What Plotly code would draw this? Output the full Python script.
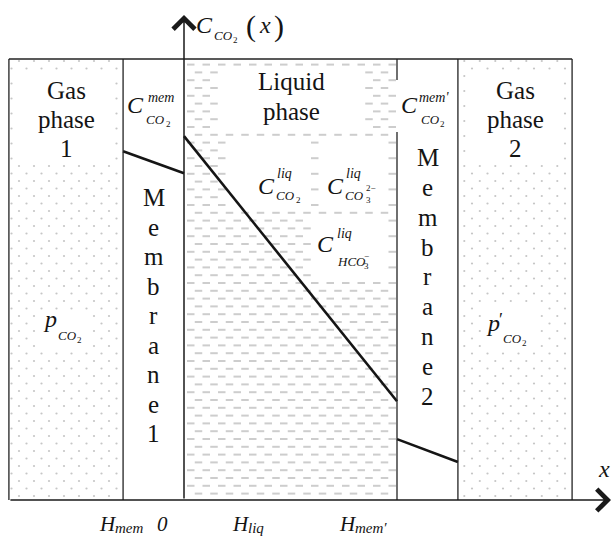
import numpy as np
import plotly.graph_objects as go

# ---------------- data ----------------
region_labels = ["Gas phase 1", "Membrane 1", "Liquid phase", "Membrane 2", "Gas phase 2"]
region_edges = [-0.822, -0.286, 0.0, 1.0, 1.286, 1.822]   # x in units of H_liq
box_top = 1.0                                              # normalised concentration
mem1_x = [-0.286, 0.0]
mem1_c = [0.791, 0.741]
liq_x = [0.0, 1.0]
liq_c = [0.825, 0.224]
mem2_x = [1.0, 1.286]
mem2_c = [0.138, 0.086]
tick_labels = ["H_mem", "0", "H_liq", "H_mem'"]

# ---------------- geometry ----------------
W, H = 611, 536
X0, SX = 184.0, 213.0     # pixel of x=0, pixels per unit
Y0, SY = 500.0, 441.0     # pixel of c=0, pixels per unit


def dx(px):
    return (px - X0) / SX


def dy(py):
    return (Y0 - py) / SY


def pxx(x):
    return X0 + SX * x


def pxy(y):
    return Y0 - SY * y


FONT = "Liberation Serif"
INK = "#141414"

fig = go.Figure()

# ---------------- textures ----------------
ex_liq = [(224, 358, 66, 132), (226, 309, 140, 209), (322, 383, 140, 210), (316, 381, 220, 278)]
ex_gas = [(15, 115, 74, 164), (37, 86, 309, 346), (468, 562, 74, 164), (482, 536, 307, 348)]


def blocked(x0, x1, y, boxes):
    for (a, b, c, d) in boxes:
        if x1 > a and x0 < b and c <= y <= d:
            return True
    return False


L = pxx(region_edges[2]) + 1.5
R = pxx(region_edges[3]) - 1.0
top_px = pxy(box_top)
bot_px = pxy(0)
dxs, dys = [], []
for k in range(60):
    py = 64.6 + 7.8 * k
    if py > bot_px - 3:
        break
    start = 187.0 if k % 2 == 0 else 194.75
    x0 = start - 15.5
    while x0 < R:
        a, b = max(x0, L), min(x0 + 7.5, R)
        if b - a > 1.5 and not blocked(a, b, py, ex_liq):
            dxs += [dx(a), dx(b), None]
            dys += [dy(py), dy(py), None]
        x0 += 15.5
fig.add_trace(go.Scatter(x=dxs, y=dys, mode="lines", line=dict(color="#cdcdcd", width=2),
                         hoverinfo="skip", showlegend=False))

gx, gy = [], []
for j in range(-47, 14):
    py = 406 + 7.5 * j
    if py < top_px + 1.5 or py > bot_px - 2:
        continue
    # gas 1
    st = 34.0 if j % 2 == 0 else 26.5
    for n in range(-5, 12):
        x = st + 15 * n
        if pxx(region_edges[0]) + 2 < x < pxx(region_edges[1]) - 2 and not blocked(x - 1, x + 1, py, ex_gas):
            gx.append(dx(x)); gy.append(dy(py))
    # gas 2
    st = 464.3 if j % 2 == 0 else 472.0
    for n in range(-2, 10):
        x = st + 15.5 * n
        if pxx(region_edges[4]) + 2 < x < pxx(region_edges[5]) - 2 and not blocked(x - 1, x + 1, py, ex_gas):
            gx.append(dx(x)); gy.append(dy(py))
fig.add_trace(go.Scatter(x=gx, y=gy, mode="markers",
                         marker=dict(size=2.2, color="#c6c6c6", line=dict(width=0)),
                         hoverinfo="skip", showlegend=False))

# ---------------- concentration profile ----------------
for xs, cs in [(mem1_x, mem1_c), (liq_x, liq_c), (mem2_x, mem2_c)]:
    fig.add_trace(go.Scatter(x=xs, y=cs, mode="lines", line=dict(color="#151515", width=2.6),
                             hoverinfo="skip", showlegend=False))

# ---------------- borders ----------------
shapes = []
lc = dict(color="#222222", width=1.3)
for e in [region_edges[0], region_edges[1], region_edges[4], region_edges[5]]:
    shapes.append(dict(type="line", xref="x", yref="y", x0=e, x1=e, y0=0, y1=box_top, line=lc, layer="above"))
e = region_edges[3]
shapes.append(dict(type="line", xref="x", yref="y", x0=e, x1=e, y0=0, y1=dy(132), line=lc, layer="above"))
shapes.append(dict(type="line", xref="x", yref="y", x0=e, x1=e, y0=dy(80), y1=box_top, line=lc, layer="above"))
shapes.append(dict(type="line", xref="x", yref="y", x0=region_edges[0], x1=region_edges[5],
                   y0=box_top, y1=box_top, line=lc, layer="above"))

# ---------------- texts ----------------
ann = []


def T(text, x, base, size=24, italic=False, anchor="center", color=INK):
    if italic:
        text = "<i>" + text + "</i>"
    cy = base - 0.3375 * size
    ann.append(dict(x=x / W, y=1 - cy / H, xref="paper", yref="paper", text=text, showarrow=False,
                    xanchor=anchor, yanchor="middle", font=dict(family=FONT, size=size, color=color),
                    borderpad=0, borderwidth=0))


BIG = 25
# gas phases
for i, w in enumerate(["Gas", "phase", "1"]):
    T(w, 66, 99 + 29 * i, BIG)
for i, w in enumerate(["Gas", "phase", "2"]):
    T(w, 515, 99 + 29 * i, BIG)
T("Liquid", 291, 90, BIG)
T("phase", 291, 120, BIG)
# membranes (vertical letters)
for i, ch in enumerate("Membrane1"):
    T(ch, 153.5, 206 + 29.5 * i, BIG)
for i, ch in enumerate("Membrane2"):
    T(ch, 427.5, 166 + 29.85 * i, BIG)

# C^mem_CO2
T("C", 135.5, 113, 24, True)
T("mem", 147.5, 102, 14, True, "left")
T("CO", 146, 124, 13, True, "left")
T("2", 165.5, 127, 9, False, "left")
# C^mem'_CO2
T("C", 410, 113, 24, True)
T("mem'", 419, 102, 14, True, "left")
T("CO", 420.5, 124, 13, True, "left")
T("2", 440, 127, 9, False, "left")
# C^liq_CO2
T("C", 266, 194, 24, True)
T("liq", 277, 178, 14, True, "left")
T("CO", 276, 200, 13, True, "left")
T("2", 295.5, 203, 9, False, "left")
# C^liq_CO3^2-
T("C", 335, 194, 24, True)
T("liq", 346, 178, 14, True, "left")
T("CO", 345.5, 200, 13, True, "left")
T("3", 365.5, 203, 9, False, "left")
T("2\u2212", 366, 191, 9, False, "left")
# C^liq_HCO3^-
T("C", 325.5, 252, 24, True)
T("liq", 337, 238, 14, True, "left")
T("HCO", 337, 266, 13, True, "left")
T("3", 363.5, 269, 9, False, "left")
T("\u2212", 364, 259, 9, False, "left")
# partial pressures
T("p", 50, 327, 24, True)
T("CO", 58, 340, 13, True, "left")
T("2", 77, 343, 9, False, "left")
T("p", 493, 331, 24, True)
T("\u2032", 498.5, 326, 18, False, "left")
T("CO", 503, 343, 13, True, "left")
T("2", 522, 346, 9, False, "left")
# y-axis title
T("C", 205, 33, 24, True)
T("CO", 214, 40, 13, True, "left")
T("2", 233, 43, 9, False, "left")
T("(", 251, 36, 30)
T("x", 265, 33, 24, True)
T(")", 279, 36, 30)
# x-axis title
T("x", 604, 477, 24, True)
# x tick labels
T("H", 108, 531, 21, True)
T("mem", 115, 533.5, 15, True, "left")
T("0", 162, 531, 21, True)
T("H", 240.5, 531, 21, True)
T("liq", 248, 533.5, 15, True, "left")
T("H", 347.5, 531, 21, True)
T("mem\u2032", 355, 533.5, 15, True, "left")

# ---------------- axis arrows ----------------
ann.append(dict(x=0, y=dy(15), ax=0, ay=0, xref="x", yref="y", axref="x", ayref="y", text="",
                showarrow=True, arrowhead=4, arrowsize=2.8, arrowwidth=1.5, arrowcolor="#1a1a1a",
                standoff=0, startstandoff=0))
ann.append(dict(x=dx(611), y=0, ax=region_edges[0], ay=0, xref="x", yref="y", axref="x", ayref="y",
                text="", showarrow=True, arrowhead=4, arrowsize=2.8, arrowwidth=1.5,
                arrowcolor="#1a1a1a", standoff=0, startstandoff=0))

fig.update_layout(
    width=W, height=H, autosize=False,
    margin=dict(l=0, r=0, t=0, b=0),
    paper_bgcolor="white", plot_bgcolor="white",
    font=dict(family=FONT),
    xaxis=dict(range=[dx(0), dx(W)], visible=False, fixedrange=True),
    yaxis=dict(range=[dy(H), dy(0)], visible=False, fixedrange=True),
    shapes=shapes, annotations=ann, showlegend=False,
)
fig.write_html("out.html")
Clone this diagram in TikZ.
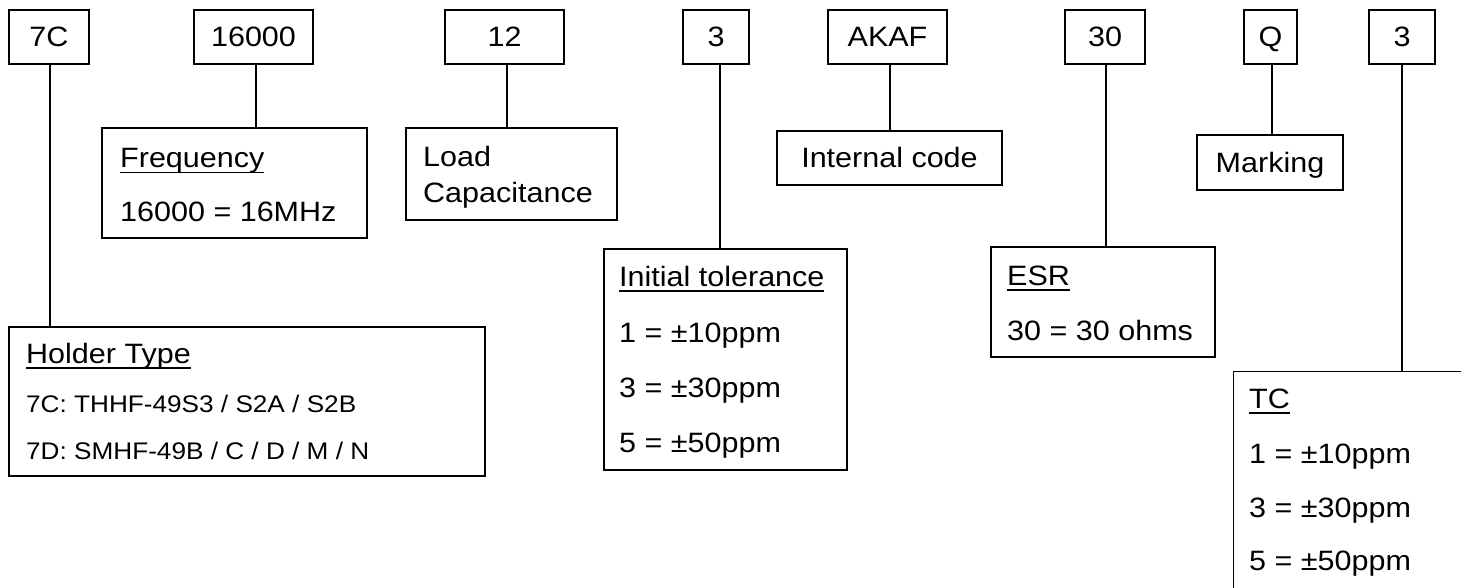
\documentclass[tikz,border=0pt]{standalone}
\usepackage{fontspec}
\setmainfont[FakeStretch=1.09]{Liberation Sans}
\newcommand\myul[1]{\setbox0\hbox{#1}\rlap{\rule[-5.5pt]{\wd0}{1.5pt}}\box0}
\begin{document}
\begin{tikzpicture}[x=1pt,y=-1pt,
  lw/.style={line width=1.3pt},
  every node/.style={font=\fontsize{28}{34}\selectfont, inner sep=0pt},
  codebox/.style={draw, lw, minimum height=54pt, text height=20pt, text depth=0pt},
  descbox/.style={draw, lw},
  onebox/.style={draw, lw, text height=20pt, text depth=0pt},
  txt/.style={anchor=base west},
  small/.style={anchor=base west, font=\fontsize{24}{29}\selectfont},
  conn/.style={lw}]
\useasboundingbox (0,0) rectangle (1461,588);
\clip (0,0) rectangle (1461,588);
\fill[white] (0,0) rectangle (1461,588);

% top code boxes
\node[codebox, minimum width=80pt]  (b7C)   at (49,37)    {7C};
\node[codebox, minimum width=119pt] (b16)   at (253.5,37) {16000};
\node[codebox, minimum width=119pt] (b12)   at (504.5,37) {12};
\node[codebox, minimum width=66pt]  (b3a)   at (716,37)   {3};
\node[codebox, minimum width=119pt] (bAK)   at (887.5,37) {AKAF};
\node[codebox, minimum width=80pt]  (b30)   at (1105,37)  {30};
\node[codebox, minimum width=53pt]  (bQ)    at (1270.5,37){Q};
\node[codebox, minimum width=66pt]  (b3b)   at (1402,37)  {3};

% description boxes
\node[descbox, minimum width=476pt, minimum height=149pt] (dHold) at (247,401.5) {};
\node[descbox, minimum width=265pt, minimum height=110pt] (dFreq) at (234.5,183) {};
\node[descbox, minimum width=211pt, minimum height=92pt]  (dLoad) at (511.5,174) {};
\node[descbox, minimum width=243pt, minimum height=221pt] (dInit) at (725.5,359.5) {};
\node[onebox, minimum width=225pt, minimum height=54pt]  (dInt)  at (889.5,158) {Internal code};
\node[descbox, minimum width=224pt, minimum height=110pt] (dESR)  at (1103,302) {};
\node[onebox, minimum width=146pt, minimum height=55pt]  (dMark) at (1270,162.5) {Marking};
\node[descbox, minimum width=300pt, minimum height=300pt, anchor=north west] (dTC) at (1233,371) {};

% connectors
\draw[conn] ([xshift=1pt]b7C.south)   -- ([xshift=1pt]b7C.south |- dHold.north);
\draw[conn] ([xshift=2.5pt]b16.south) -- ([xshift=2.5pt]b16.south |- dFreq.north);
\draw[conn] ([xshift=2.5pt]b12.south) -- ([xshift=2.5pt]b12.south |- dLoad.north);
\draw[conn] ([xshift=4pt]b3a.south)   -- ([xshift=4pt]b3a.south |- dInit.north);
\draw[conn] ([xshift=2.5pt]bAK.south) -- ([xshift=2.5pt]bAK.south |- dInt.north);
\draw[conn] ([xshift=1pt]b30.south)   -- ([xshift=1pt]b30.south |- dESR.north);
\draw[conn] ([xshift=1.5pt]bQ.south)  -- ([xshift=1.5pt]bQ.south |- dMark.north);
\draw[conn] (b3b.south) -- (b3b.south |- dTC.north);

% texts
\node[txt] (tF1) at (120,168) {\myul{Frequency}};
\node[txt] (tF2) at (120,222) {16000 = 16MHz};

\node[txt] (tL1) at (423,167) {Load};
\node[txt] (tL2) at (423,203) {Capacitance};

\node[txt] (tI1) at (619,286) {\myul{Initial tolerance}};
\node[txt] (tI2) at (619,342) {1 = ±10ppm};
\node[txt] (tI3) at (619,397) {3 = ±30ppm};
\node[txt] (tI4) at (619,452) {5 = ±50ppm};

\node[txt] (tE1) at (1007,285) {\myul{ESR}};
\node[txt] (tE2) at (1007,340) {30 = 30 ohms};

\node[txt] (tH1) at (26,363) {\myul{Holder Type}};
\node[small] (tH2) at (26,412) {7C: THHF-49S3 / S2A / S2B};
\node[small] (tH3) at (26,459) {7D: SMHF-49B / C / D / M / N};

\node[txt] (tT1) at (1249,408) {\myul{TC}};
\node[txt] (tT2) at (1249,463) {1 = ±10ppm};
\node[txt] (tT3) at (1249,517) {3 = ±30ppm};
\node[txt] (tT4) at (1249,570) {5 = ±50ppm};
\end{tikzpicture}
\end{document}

########

:: Short problem ::
Please quote exactly the run of lines that starts the entries and ends at the line containing "import plotly.graph_objects as go", leaving out every picture.

:: Exercise answer ::
What Plotly code would draw this? Output the full Python script.
import numpy as np
import plotly.graph_objects as go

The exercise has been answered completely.